As I sat in the reception/bar, I listened to all the accents around me. To paraphrase a line from Hostel – are there any Germans in Frankfurt? Barring the two guys working there, every single accent I heard was American. Oh, and I did overhear one guy completely mistaking Monaco for Morocco.

Despite sleeping for an age on the bus, I was dead tired and the first one to bed in my dorm. Nice and comfy and I was asleep all too quickly.

Graspop day 3 / Brussels again

A short post I may expand on later just to get things up to date. Slayer owned Download and I’m still bruised with a very, very sore right thumb from the ‘pit. Ozzy Osbourne is like your grandad on stage. Almost embarassing to see, but you can’t help but love him and hope he’s there for many more years to come.

We finished off the beer we bought so I was somewhat tiddly while answering emails on the festival site. Hope I didn’t offend anyone!

The cybercafe here in Brussels is three Euros an hour and I’ve been on for almost three hours getting up to date. Apologies for any bad spelling in the recent posts. I’ve been rushing, and the keyboard is an AZERTY one that I’ve set up as QWERTY so things aren’t where they’re labelled.

Just off for a burger and my bus to Frankfurt!

Graspop day 3

Yes, I know this post is late and I’ve already put some of the details on the other posts, but it’s here and it’s staying so there.

Today was a busy day bandwise with a lot of performances to see. We popped in briefly to see Chimaira before running into town to grab a sandwich and some posh chocs from the same shop as yesterday. Bizarrely while we were in there a TV news crew filmed us. So if anyone in Belgium happens to see a guy in a Newcastle strip blowing money on some delicious chocolates…

Back at the festival, we rocked through the following:

Black Label Society, Children of Bodom, El Guapo Stuntteam, Moonsorrow, Cynic, Hammerfall, Slayer and Ozzy Osbourne. Zakk Wylde played with both his own BLS band and as the lead guitarist with Ozzy.

As I said in the other post (almost, but I’ll get it right this time), Slayer owned Graspop. Best band of the weekend in my opinion. Ozzy looked like he was about to collapse but still belted out the classics including Sabbath songs “Paranoid” and “War Pigs”.
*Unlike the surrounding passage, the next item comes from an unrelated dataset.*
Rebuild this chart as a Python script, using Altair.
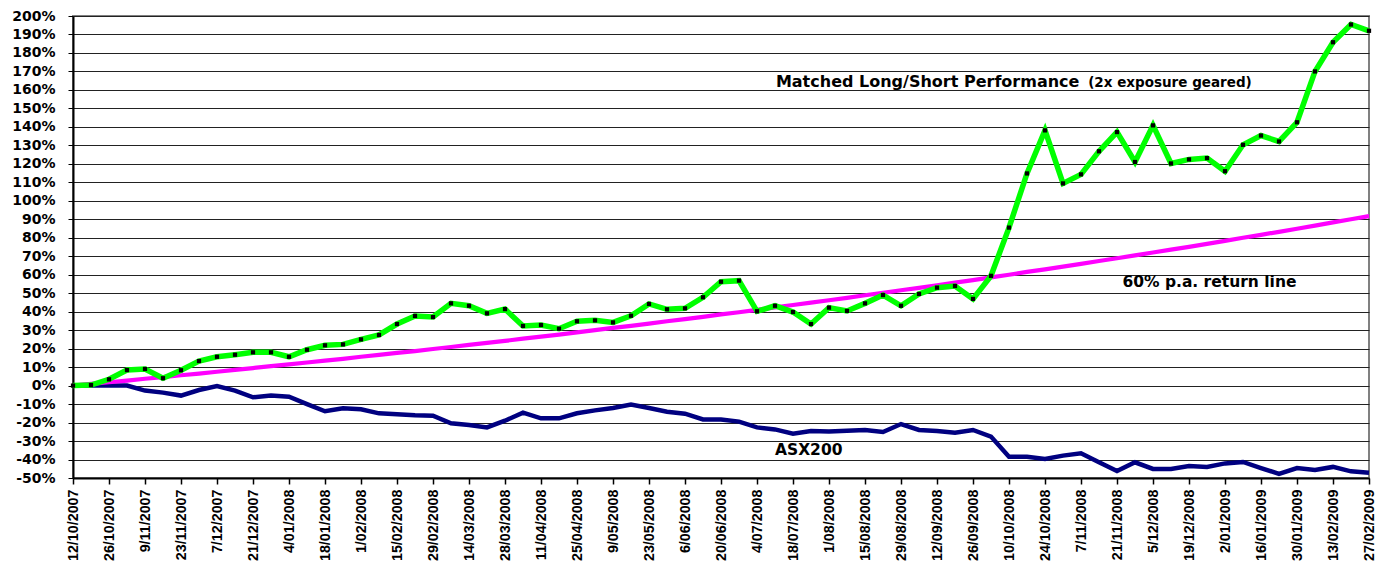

Other high points of the day included torrential rain turning the field in to a mudpit. Not on the scale of Glastonbury, I’m sure, but messy enough! Two guys had managed to roll up a huge plastic sheet were using it as a skipping rope for anyone to join in. Until they got bored, moved it really quickly and tripped them up.
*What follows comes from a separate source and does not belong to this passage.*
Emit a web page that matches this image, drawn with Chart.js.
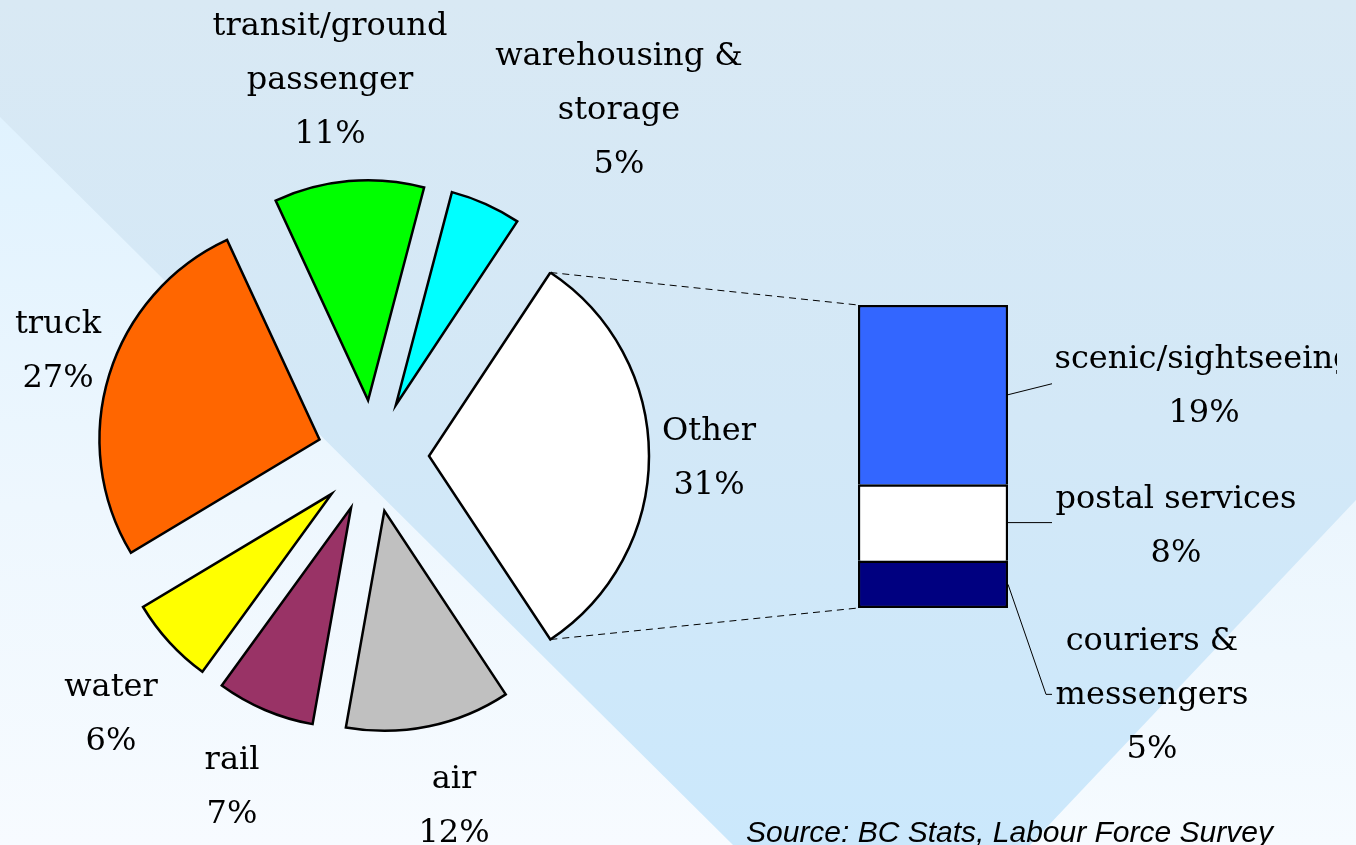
<!DOCTYPE html>
<html>
<head>
<meta charset="utf-8">
<script src="https://cdn.jsdelivr.net/npm/chart.js@4.4.1/dist/chart.umd.min.js"></script>
<style>
html,body{margin:0;padding:0;width:1356px;height:845px;overflow:hidden;}
body{position:relative;background:linear-gradient(to bottom,#d9e9f4 0%,#d3e8f7 50%,#cbe8fc 100%);}
.bg{position:absolute;left:0;top:0;width:1356px;height:845px;}
#bgL{clip-path:polygon(0 117px,733px 845px,0 845px);background:linear-gradient(to bottom,#dcecf6 0%,#e0f2fe 14%,#eef7fe 60%,#f7fbff 100%);}
#bgR{clip-path:polygon(1356px 500px,1356px 845px,1030px 845px);background:linear-gradient(to bottom,#eaf5fd 55%,#f6fbff 100%);}
canvas{position:absolute;left:0;top:0;}
</style>
</head>
<body>
<div class="bg" id="bgL"></div>
<div class="bg" id="bgR"></div>
<canvas id="pie" width="1356" height="845"></canvas>
<canvas id="bar" width="1356" height="845"></canvas>
<script>
// ---- data ----
const pieCategories = ['Other', 'air', 'rail', 'water', 'truck', 'transit/ground passenger', 'warehousing & storage'];
const pieLabelLines = [['Other'], ['air'], ['rail'], ['water'], ['truck'], ['transit/ground', 'passenger'], ['warehousing &', 'storage']];
const pieValues = [31.4, 12.1, 7.2, 6.4, 26.7, 11.0, 5.2];
const pieColors = ['#FFFFFF', '#C0C0C0', '#993366', '#FFFF00', '#FF6600', '#00FF00', '#00FFFF'];

// bar of pie (bottom to top)
const subCategories = ['couriers & messengers', 'postal services', 'scenic/sightseeing'];
const subLabelLines = [['couriers &', 'messengers'], ['postal services'], ['scenic/sightseeing']];
const subValues = [4.9, 7.9, 18.6];
const subColors = ['#000080', '#FFFFFF', '#3366FF'];

const sourceText = 'Source: BC Stats, Labour Force Survey';

// ---- layout ----
const EXPLODE = 56;
const LINE_H = 54;
const LABEL_FONT = '32px "DejaVu Serif", "Liberation Serif", serif';
// label offsets from pie centre: [dx of text centre, dy of first baseline]
const pieLabelOffset = [[336, -16], [81, 332], [-141, 313], [-262, 240], [-315, -123], [-43, -421], [246, -391]];
// bar labels: offsets from (bar right edge, segment middle)
const subLabelOffset = [[144, 66], [168, -15], [196, -27]];
const subLeader = [[[38, 110], [44, 110]], [[44, 0]], [[44, -11]]];

const total = pieValues.reduce((a, b) => a + b, 0);
const otherTotal = subValues.reduce((a, b) => a + b, 0);
const pct = v => Math.round(v / total * 100) + '%';

function shiftOf(arc) {
  const mid = (arc.startAngle + arc.endAngle) / 2;
  return {dx: Math.cos(mid) * EXPLODE, dy: Math.sin(mid) * EXPLODE};
}

const explodePlugin = {
  id: 'explode',
  beforeDatasetDraw(chart, args) {
    const ctx = chart.ctx;
    args.meta.data.forEach(arc => {
      const s = shiftOf(arc);
      ctx.save();
      ctx.translate(s.dx, s.dy);
      arc.draw(ctx);
      ctx.restore();
    });
    return false;
  },
  afterDraw(chart) {
    const ctx = chart.ctx;
    const meta = chart.getDatasetMeta(0);
    ctx.save();
    ctx.font = LABEL_FONT;
    ctx.fillStyle = '#000';
    ctx.textAlign = 'center';
    ctx.textBaseline = 'alphabetic';
    meta.data.forEach((arc, i) => {
      const lines = pieLabelLines[i].concat([pct(pieValues[i])]);
      const [dx, dy] = pieLabelOffset[i];
      lines.forEach((t, k) => ctx.fillText(t, arc.x + dx, arc.y + dy + k * LINE_H));
    });
    ctx.restore();
  }
};

const pieChart = new Chart(document.getElementById('pie'), {
  type: 'pie',
  data: {
    labels: pieCategories,
    datasets: [{
      data: pieValues,
      backgroundColor: pieColors,
      borderColor: '#000000',
      borderWidth: 2.5,
      borderJoinStyle: 'miter',
      radius: 220,
      rotation: 90 - (pieValues[0] / total) * 180
    }]
  },
  options: {
    responsive: false,
    animation: false,
    events: [],
    layout: {padding: {left: 153, right: 763, top: 236, bottom: 169}},
    plugins: {legend: {display: false}, tooltip: {enabled: false}, title: {display: false}}
  },
  plugins: [explodePlugin]
});

const barPlugin = {
  id: 'barDecor',
  afterDraw(chart) {
    const ctx = chart.ctx;
    const els = subValues.map((v, i) => chart.getDatasetMeta(i).data[0]);
    const top = els[els.length - 1];
    const bottom = els[0];
    const left = top.x - top.width / 2;
    const right = top.x + top.width / 2;

    // dashed connectors from the "Other" slice
    const arc = pieChart.getDatasetMeta(0).data[0];
    const s = shiftOf(arc);
    const R = arc.outerRadius;
    const p1 = [arc.x + s.dx + Math.cos(arc.startAngle) * R, arc.y + s.dy + Math.sin(arc.startAngle) * R];
    const p2 = [arc.x + s.dx + Math.cos(arc.endAngle) * R, arc.y + s.dy + Math.sin(arc.endAngle) * R];
    ctx.save();
    ctx.strokeStyle = '#000';
    ctx.lineWidth = 1;
    ctx.setLineDash([7, 5]);
    ctx.beginPath();
    ctx.moveTo(p1[0], p1[1]); ctx.lineTo(left, top.y);
    ctx.moveTo(p2[0], p2[1]); ctx.lineTo(left, bottom.base);
    ctx.stroke();
    ctx.setLineDash([]);

    // leader lines and labels
    ctx.font = LABEL_FONT;
    ctx.fillStyle = '#000';
    ctx.textAlign = 'center';
    ctx.textBaseline = 'alphabetic';
    els.forEach((el, i) => {
      const mid = (el.y + el.base) / 2;
      ctx.beginPath();
      ctx.moveTo(right, mid);
      subLeader[i].forEach(p => ctx.lineTo(right + p[0], mid + p[1]));
      ctx.stroke();
      const lines = subLabelLines[i].concat([pct(subValues[i])]);
      const [dx, dy] = subLabelOffset[i];
      ctx.save();
      ctx.beginPath();
      ctx.rect(0, 0, 1337, 845);
      ctx.clip();
      lines.forEach((t, k) => ctx.fillText(t, right + dx, mid + dy + k * LINE_H));
      ctx.restore();
    });

    // source note
    ctx.font = 'italic 30px "Liberation Sans", Arial, sans-serif';
    ctx.textAlign = 'left';
    ctx.fillText(sourceText, 746, 842);
    ctx.restore();
  }
};

const barChart = new Chart(document.getElementById('bar'), {
  type: 'bar',
  data: {
    labels: ['Other'],
    datasets: subValues.map((v, i) => ({
      label: subCategories[i],
      data: [v],
      backgroundColor: subColors[i],
      borderColor: '#000000',
      borderWidth: 2.5,
      borderSkipped: i === 0 ? false : 'start',
      barPercentage: 1,
      categoryPercentage: 1
    }))
  },
  options: {
    responsive: false,
    animation: false,
    events: [],
    layout: {padding: {left: 858, right: 348, top: 305, bottom: 237}},
    plugins: {legend: {display: false}, tooltip: {enabled: false}, title: {display: false}},
    scales: {
      x: {display: false, stacked: true},
      y: {display: false, stacked: true, min: 0, max: otherTotal}
    }
  },
  plugins: [barPlugin]
});
</script>
</body>
</html>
The Coca Cola emergency squad people (good looking guys and stunning women in doctor/nurse outfits) were doing the rounds, giving free massages and shaving heads. As I’d forgotten to pack any AA batteries for my clippers, I took advantage and had two very attractive young ladies strim my noggin for free. I also got a very nice photograph up one of the staff’s skirts. A kind young lady nearby volunteered to do it for me as I was more likely to get punched in the face if I was caught.

Ozzy finished around half past midnight and we staggered back to the tent and crashed out. I actually had to remove my mud-encrudted top for the first time all weekend after a somewhat muddy English guy who’d been sliding around in the muck gave me a huge hug!

All thoughts of sorting the luggage for an easy start in the morning vanished with exhaustion.